Sobota z LSK: ŁKS Commercecon Łódź - Energa MKS Kalisz 3:0
ŁKS Commercecon Łódź pokonał Energę MKS Kalisz 3:0 (25:22, 25:23, 25:22) w meczu pierwszej kolejki Ligi Siatkówki Kobiet. MVP Katerina Lazović.
Spotkanie mistrzyń Polski z siatkarkami z Kalisza zapowiadało się jako jedno z najciekawszych wydarzeń pierwszej kolejki. Zawodniczki z Łodzi mogliśmy już oglądać w tym sezonie, bowiem przed tygodniem walczyły z Chemikiem Police o Superpuchar. Podopieczne Marka Solarewicza spotkanie przegrały, jednak zaprezentowały się w nim całkiem nieźle. Kaliszanki, które z poprzednim sezonie zajęły siódme miejsce, mocno się wzmocniły i już przed sezonem zapowiadały, że będą chciały pokazać się z jak najlepszej strony. - Mamy fajny skład i jesteśmy w stanie powalczyć w tej lidze o naprawdę dobry wynik – mówiła kilka dni temu Monika Ptak, nowa środkowa Energa MKS Kalisz.

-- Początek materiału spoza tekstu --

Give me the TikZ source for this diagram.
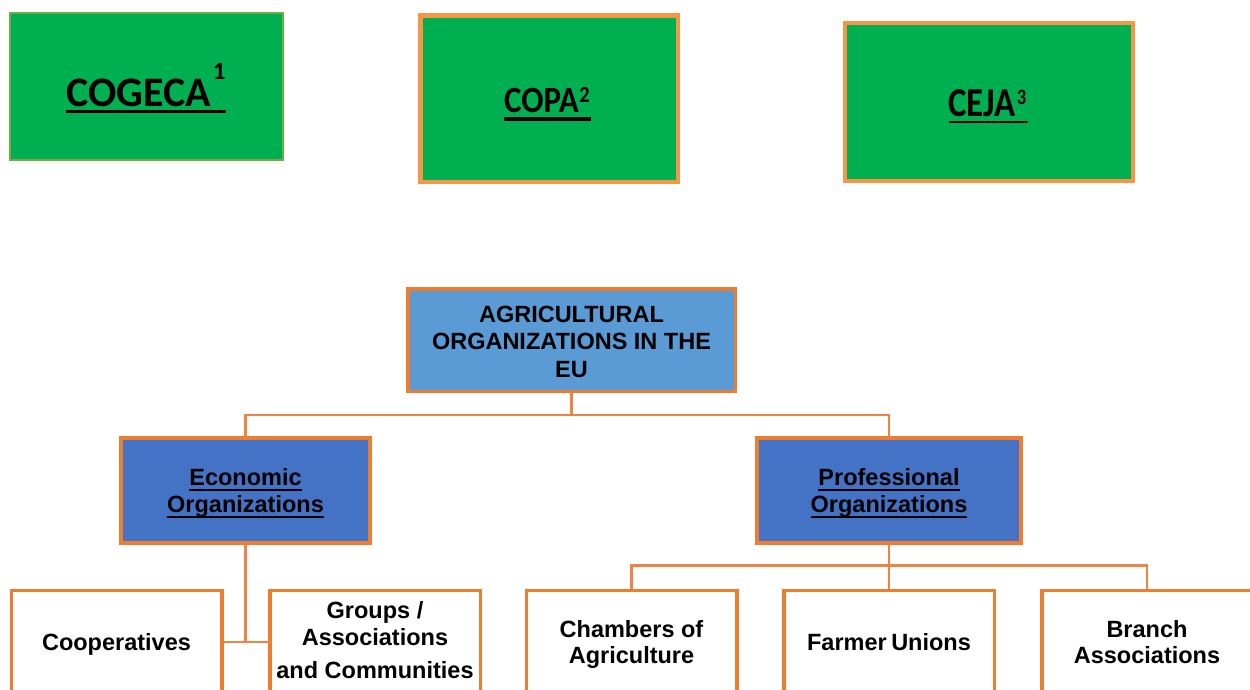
\documentclass[tikz,border=0pt]{standalone}
\usepackage{fontspec}
\newfontfamily\arialfont{Liberation Sans}
\newfontfamily\calfont{Carlito}
\newfontfamily\calcopa{Carlito}[FakeStretch=0.89]
\newfontfamily\calceja{Carlito}[FakeStretch=0.85]

\definecolor{leafgreen}{HTML}{00B050}
\definecolor{greenedge}{HTML}{70AD47}
\definecolor{lightorange}{HTML}{F79646}
\definecolor{darkorange}{HTML}{ED7D31}
\definecolor{skyblue}{HTML}{5B9BD5}
\definecolor{royalblue}{HTML}{4472C4}
\definecolor{linkorange}{HTML}{EE8444}

% text with a rule drawn under it: #1 = depth of the rule's lower edge, #2 = thickness
\newcommand{\ulbox}[3]{\leavevmode\setbox0=\hbox{#3}\rlap{\raisebox{-#1}{\rule{\wd0}{#2}}}\box0}

\tikzset{
  greenbox/.style={rectangle, fill=leafgreen, draw=lightorange, line width=4pt, inner sep=0pt},
  toplevel/.style={rectangle, fill=skyblue, draw=darkorange, line width=3.5pt, inner sep=0pt},
  midlevel/.style={rectangle, fill=royalblue, draw=darkorange, line width=4pt, inner sep=0pt,
                   minimum height=105pt},
  leafbox/.style={rectangle, fill=white, draw=darkorange, line width=3.5pt, inner sep=0pt,
                  minimum width=210.5pt, minimum height=103pt},
  lbl/.style={inner sep=0pt, anchor=base, text=black},
  boldtext/.style={lbl, font=\arialfont\bfseries\fontsize{23.5}{27}\selectfont},
  link/.style={draw=linkorange, line width=2.5pt}
}

\begin{document}
\begin{tikzpicture}[x=1pt, y=-1pt]
  \useasboundingbox (0,0) rectangle (1250,689);
  \clip (0,0) rectangle (1250,689);
  \fill[white] (0,0) rectangle (1250,689);

  % European umbrella organisations
  \node[greenbox, draw=greenedge, line width=2pt, minimum width=273pt, minimum height=147pt]
    (cogeca) at (146.5,86.5) {};
  \node[greenbox, line width=4.5pt, minimum width=257.5pt, minimum height=166.5pt]
    (copa) at (549,98.5) {};
  \node[greenbox, minimum width=288pt, minimum height=158pt]
    (ceja) at (989,102) {};

  \node[lbl, anchor=base west, font=\calfont\bfseries\fontsize{42}{42}\selectfont]
    (cogecatxt) at (66,106.7)
    {\ulbox{6.7pt}{3.4pt}{COGECA\hspace{2pt}\raisebox{27.4pt}{\fontsize{25}{25}\selectfont 1}}};
  \node[lbl, anchor=base west, font=\calcopa\bfseries\fontsize{37}{37}\selectfont]
    (copatxt) at (504,112)
    {\ulbox{8.7pt}{3.4pt}{COPA\hspace{0.5pt}\raisebox{10pt}{\fontsize{23}{23}\selectfont 2}\hspace{1pt}}};
  \node[lbl, anchor=base west, font=\calceja\bfseries\fontsize{41}{41}\selectfont]
    (cejatxt) at (948.3,116)
    {\ulbox{7.3pt}{2.8pt}{CEJA\hspace{1pt}\raisebox{12pt}{\fontsize{22}{22}\selectfont 3}\hspace{2pt}}};

  % hierarchy boxes
  \node[toplevel, minimum width=327.5pt, minimum height=102.5pt] (agri) at (571.5,340) {};
  \node[midlevel, minimum width=249pt] (econ) at (245.5,490.5) {};
  \node[midlevel, minimum width=264pt] (prof) at (889,490.5) {};

  \node[leafbox] (coop)    at (116.5,642) {};
  \node[leafbox] (groups)  at (375,642)   {};
  \node[leafbox] (chamb)   at (631.5,642) {};
  \node[leafbox] (farmer)  at (889,642)   {};
  \node[leafbox] (branch)  at (1147,642)  {};

  % connectors
  \coordinate (busA) at (571.5,415);
  \coordinate (busB) at (889,565.5);
  \draw[link] (agri.south) -- (busA);
  \draw[link] (econ.north) |- (busA) -| (prof.north);
  \draw[link] (econ.south) -- (econ.south |- coop.east);
  \draw[link] (coop.east) -- (groups.west);
  \draw[link] (prof.south) -- (busB);
  \draw[link] (chamb.north) |- (busB) -| (branch.north);
  \draw[link] (busB) -- (farmer.north);

  % labels
  \node[boldtext] (agri1) at (571.5,322)   {AGRICULTURAL};
  \node[boldtext] (agri2) at (571.5,349.5) {ORGANIZATIONS IN THE};
  \node[boldtext] (agri3) at (571.5,377)   {EU};

  \node[boldtext] (econ1) at (245.5,485) {\ulbox{6pt}{2pt}{Economic}};
  \node[boldtext] (econ2) at (245.5,512) {\ulbox{6pt}{2pt}{Organizations}};
  \node[boldtext] (prof1) at (889,485)   {\ulbox{6pt}{2pt}{Professional}};
  \node[boldtext] (prof2) at (889,512)   {\ulbox{6pt}{2pt}{Organizations}};

  \node[boldtext] (coop1)   at (116.5,650) {Cooperatives};
  \node[boldtext] (groups1) at (375,618)   {Groups /};
  \node[boldtext] (groups2) at (375,645)   {Associations};
  \node[boldtext] (groups3) at (375,678)   {and Communities};
  \node[boldtext] (chamb1)  at (631.5,637) {Chambers of};
  \node[boldtext] (chamb2)  at (631.5,663) {Agriculture};
  \node[boldtext] (farmer1) at (889,650)   {Farmer\hspace{-2pt} Unions};
  \node[boldtext] (branch1) at (1147,637)  {Branch};
  \node[boldtext] (branch2) at (1147,663)  {Associations};
\end{tikzpicture}
\end{document}
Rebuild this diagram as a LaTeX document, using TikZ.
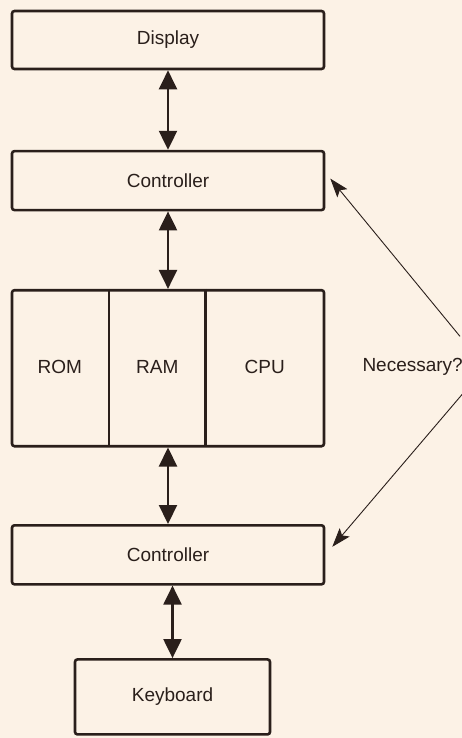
\documentclass[tikz,border=0pt]{standalone}
\usepackage{fontspec}
\setmainfont{Liberation Sans}
\usepackage{tikz}
\usetikzlibrary{arrows.meta,positioning}
\definecolor{ink}{HTML}{2A1F1B}
\definecolor{paper}{HTML}{FCF2E6}

\begin{document}
\begin{tikzpicture}[
  node distance=77pt and 37pt,
  box/.style={draw=ink,line width=2.6pt,rounded corners=2.5pt,align=center,
              minimum width=312pt,minimum height=59pt,inner sep=0pt,
              font=\fontsize{19}{22}\selectfont},
  cell/.style={minimum height=156pt,inner sep=0pt,
               font=\fontsize{19}{22}\selectfont},
  note/.style={inner sep=0pt,text=ink,font=\fontsize{19}{22}\selectfont},
  link/.style={{Triangle[length=19pt,width=18pt]}-{Triangle[length=19pt,width=18pt]},
               line width=2.2pt,draw=ink},
  hint/.style={-{Stealth[length=19pt,width=13pt,inset=4pt]},line width=0.9pt,draw=ink}
]
\fill[paper] (0,0) rectangle (462pt,-738pt);
\useasboundingbox (0,0) rectangle (462pt,-738pt);
\node[box,text=ink,minimum height=58pt] (disp) at (168pt,-40pt) {Display};
\node[box,text=ink,below=79.5pt of disp] (ctrla) {Controller};
\node[box,minimum height=156pt,below=77.5pt of ctrla] (mem) {};
\node[cell,text=ink,minimum width=98pt,anchor=north west] (rom) at (mem.north west) {ROM};
\node[cell,text=ink,minimum width=96pt,right=0pt of rom] (ram) {RAM};
\node[cell,text=ink,minimum width=118pt,right=0pt of ram] (cpu) {CPU};
\draw[draw=ink,line width=2.2pt] (ram.north west) -- (ram.south west);
\draw[draw=ink,line width=2.2pt] (ram.north east) -- (ram.south east);
\node[box,text=ink,below=76.5pt of mem] (ctrlb) {Controller};
\node[box,text=ink,minimum width=195pt,minimum height=75pt,below=72.5pt of ctrlb,xshift=4.5pt] (keyb) {Keyboard};
\node[note,right=37pt of mem,yshift=1pt] (need) {Necessary?};
\draw[link] (disp.south) -- (ctrla.north);
\draw[link] (ctrla.south) -- (mem.north);
\draw[link] (mem.south) -- (ctrlb.north);
\draw[link] (keyb.north |- ctrlb.south) -- (keyb.north);
\draw[hint] ([xshift=-3pt,yshift=22pt]need.north east) -- ([xshift=5pt,yshift=2pt]ctrla.east);
\draw[hint] ([xshift=2pt,yshift=-15pt]need.south east) -- ([xshift=7pt,yshift=8pt]ctrlb.east);
\end{tikzpicture}
\end{document}
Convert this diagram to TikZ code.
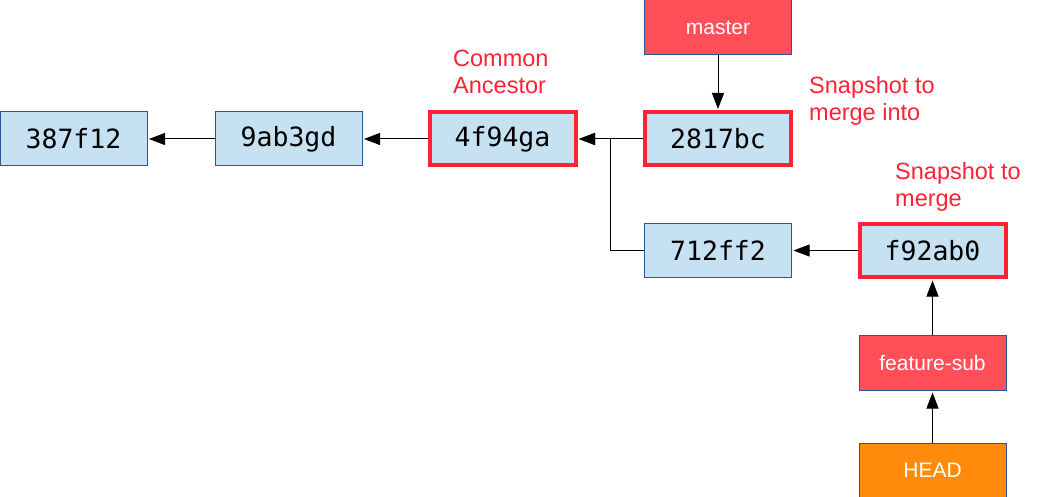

Od pierwszych akcji zawodniczki obu drużyn zacięcie walczyły o każdą piłkę. W drużynie ŁKS-u niezawodne w ataku były Katarina Lazović oraz Joanna Pacak, które dobrze spisywały się na siatce. Po stronie Kalisza rozgrywająca równo rozdzielała piłki pomiędzy skrzydłowe i środkowe, a te również popisywały się dobrą skutecznością w ataku. Dopiero w drugiej części partii kaliszanki wyszły na czteropunktowe prowadzenie 18:14. Tę przewagę jednak szybko straciły po nieudanych akcjach. Końcówka seta należała już do mistrzyń Polski, które wygrały 25:22.
Druga partia również rozpoczęła się walki punkt za punkt, z minimalną przewagą kaliszanek. Dobra gra na zagrywce i siatce w kolejnych akcjach wyprowadziły podopieczne Jacka Pasińskiego na sześciopunktowe prowadzenie 14:8. Łodzianki jednak nie dały za wygraną i mozolnie odrabiały straty, doprowadzając do remisu 21:21. Ostatnie akcje seta były zacięte, w których po raz drugi w tym spotkaniu lepsze okazały się mistrzynie Polski wygrywając 25:23.
Początek trzeciej odsłony również był wyrównany, choć tym razem lepsze o punkt były zawodniczki ŁKS-u. Przy stanie 10:10 kaliszanki zdobyły trzy punkty i przez dłuższy czas utrzymywały tę przewagę. Mistrzynie Polski spokojnie odrabiały straty, doprowadziły do remisu 19:19 i po kolejnej akcji wyszły na prowadzenie. Podobnie jak w poprzednich partiach, zaciętą końcówkę na swoją korzyść rozstrzygnęły zawodniczki z Łodzi wygrywając 25:22.